▶ Written instruction
Pictures in the data should be dropped; transcribe exactly the lines from the one that has "Reproduce this chart with matplotlib." through the one that has "25, 27, 29]".
# Start of Supplied material
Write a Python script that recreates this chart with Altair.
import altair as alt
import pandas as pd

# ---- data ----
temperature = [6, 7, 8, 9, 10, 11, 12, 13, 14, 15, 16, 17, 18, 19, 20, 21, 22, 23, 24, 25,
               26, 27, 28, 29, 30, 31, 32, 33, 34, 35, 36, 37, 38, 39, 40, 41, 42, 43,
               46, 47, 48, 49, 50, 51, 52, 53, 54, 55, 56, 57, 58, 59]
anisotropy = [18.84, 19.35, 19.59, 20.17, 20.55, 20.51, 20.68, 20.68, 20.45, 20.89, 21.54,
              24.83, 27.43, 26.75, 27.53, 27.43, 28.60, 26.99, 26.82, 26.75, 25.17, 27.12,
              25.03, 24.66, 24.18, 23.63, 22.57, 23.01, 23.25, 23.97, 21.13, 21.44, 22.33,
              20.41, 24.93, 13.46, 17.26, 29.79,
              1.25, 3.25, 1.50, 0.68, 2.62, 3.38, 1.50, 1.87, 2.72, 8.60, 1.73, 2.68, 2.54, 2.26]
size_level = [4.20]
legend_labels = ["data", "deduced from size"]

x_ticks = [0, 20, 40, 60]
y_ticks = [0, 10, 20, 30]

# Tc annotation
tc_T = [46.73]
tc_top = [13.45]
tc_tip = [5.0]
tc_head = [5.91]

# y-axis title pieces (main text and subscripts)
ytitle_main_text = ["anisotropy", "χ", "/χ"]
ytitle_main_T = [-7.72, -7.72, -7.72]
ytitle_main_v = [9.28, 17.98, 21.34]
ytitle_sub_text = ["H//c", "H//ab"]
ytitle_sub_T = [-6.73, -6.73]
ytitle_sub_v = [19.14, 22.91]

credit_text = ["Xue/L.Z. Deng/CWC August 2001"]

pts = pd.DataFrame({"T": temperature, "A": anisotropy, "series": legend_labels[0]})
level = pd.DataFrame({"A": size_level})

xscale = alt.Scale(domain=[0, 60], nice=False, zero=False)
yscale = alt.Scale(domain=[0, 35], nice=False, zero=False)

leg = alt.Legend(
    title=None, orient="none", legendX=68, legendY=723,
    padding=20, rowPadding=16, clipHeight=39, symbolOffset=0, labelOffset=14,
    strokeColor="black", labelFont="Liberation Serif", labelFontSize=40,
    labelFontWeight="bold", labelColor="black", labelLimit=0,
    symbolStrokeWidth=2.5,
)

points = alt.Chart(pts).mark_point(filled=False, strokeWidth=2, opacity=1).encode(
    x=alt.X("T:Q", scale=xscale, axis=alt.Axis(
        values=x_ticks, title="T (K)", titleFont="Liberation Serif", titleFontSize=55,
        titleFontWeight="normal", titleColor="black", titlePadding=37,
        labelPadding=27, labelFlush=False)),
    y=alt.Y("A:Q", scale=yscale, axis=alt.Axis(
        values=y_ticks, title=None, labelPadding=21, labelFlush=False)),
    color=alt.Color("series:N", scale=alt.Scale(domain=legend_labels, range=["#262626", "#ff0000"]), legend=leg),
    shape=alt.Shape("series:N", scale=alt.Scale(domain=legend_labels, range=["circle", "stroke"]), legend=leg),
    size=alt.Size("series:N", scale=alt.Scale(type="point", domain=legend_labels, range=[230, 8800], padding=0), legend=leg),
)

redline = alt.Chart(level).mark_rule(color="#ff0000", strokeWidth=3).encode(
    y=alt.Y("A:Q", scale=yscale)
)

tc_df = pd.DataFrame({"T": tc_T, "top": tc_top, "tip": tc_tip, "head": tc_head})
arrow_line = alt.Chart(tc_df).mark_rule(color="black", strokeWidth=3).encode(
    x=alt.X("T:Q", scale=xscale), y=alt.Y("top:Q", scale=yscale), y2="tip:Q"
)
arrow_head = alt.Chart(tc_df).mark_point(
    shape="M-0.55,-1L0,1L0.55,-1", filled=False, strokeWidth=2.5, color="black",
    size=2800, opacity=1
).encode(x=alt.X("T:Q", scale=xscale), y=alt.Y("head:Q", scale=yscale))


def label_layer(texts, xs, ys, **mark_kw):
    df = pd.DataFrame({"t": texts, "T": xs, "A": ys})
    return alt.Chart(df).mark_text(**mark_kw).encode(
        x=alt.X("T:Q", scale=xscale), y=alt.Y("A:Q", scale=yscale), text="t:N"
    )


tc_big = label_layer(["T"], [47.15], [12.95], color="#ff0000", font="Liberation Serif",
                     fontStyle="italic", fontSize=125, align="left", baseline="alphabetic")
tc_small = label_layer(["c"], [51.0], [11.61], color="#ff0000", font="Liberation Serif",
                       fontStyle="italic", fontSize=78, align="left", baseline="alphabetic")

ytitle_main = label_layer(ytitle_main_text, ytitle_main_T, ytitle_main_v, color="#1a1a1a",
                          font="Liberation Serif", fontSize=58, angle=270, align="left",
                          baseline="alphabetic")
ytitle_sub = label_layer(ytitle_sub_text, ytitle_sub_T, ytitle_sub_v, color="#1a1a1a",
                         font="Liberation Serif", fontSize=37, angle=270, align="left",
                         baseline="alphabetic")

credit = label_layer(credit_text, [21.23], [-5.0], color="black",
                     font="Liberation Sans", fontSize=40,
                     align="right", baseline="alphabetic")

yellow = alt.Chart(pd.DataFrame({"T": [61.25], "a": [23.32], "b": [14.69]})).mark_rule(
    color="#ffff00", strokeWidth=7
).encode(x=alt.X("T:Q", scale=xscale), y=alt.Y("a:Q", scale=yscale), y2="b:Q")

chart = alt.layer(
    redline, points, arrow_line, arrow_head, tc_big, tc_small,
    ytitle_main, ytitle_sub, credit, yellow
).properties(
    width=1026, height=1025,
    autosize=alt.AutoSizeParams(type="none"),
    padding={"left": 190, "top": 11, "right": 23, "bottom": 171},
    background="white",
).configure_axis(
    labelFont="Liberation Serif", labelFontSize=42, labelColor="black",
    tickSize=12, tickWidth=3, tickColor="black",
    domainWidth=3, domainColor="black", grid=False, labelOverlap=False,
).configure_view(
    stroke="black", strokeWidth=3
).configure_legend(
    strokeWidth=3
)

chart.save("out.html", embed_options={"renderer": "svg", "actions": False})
# End of Supplied material
# Start of Supplied material
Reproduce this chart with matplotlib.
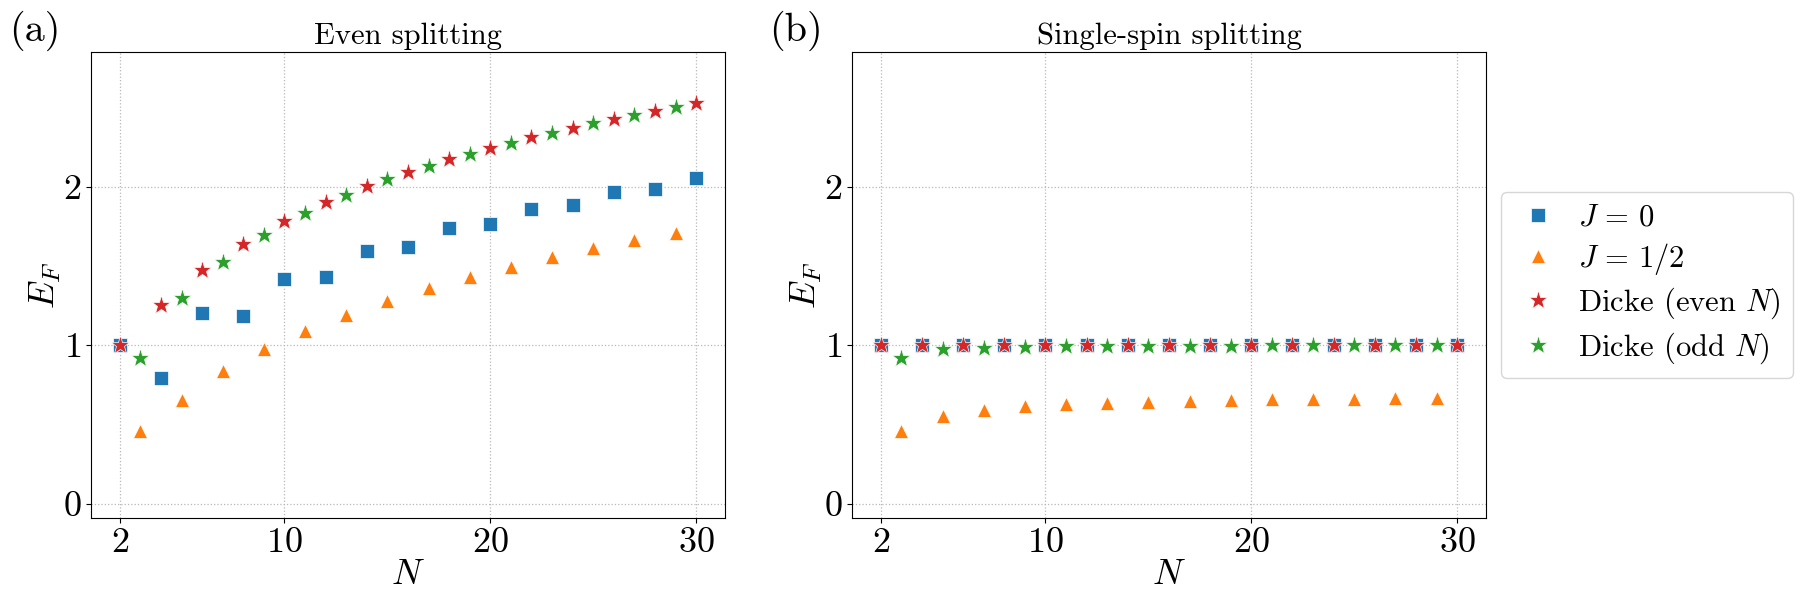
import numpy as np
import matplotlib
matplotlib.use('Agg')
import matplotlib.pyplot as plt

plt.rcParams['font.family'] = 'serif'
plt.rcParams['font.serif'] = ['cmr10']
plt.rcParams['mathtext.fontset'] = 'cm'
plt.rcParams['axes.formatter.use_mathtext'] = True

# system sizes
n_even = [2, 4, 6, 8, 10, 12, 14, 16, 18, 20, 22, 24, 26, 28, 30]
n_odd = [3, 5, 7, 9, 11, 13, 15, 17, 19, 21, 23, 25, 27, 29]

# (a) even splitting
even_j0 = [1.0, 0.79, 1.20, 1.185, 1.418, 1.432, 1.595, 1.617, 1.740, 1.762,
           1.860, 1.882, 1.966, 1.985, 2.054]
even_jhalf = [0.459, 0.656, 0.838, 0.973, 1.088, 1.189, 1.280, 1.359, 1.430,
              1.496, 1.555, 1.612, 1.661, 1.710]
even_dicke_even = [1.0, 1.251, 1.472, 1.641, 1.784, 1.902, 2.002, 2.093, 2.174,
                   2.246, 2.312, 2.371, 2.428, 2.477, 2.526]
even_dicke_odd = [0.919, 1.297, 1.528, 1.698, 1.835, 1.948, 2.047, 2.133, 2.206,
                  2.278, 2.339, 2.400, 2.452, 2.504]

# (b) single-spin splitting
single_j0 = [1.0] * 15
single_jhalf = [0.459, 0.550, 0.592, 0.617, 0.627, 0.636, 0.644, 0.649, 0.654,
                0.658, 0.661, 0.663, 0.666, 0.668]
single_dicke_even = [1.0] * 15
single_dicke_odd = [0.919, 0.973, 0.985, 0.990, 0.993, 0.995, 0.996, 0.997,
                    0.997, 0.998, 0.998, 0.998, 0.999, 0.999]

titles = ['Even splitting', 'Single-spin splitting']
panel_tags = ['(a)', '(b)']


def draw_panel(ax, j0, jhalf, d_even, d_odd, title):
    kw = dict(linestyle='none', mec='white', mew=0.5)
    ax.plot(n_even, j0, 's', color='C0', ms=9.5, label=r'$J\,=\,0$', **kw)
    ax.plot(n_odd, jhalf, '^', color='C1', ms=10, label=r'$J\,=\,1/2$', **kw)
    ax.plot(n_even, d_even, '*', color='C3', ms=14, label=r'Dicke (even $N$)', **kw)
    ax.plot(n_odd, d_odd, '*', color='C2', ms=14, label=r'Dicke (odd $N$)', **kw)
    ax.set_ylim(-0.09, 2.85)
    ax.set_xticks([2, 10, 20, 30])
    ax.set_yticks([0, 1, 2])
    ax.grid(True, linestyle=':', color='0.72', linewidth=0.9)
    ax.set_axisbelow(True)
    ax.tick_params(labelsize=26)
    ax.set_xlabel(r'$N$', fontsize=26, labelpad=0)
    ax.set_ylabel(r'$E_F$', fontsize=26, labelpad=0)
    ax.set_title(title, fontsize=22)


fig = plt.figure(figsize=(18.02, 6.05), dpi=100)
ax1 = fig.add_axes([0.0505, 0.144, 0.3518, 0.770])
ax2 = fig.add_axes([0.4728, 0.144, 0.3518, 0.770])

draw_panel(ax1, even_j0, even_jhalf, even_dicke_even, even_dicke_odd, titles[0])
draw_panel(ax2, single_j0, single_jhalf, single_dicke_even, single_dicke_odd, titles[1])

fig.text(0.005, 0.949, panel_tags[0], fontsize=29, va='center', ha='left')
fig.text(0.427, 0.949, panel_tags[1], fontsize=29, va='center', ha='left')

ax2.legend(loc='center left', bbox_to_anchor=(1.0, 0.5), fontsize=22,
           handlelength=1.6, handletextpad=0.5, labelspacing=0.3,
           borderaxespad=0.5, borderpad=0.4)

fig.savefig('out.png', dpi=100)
# End of Supplied material
▶ Problem solution
Reproduce this chart with matplotlib.
import numpy as np
import matplotlib
matplotlib.use('Agg')
import matplotlib.pyplot as plt

plt.rcParams['font.family'] = 'serif'
plt.rcParams['font.serif'] = ['cmr10']
plt.rcParams['mathtext.fontset'] = 'cm'
plt.rcParams['axes.formatter.use_mathtext'] = True

# system sizes
n_even = [2, 4, 6, 8, 10, 12, 14, 16, 18, 20, 22, 24, 26, 28, 30]
n_odd = [3, 5, 7, 9, 11, 13, 15, 17, 19, 21, 23, 25, 27, 29]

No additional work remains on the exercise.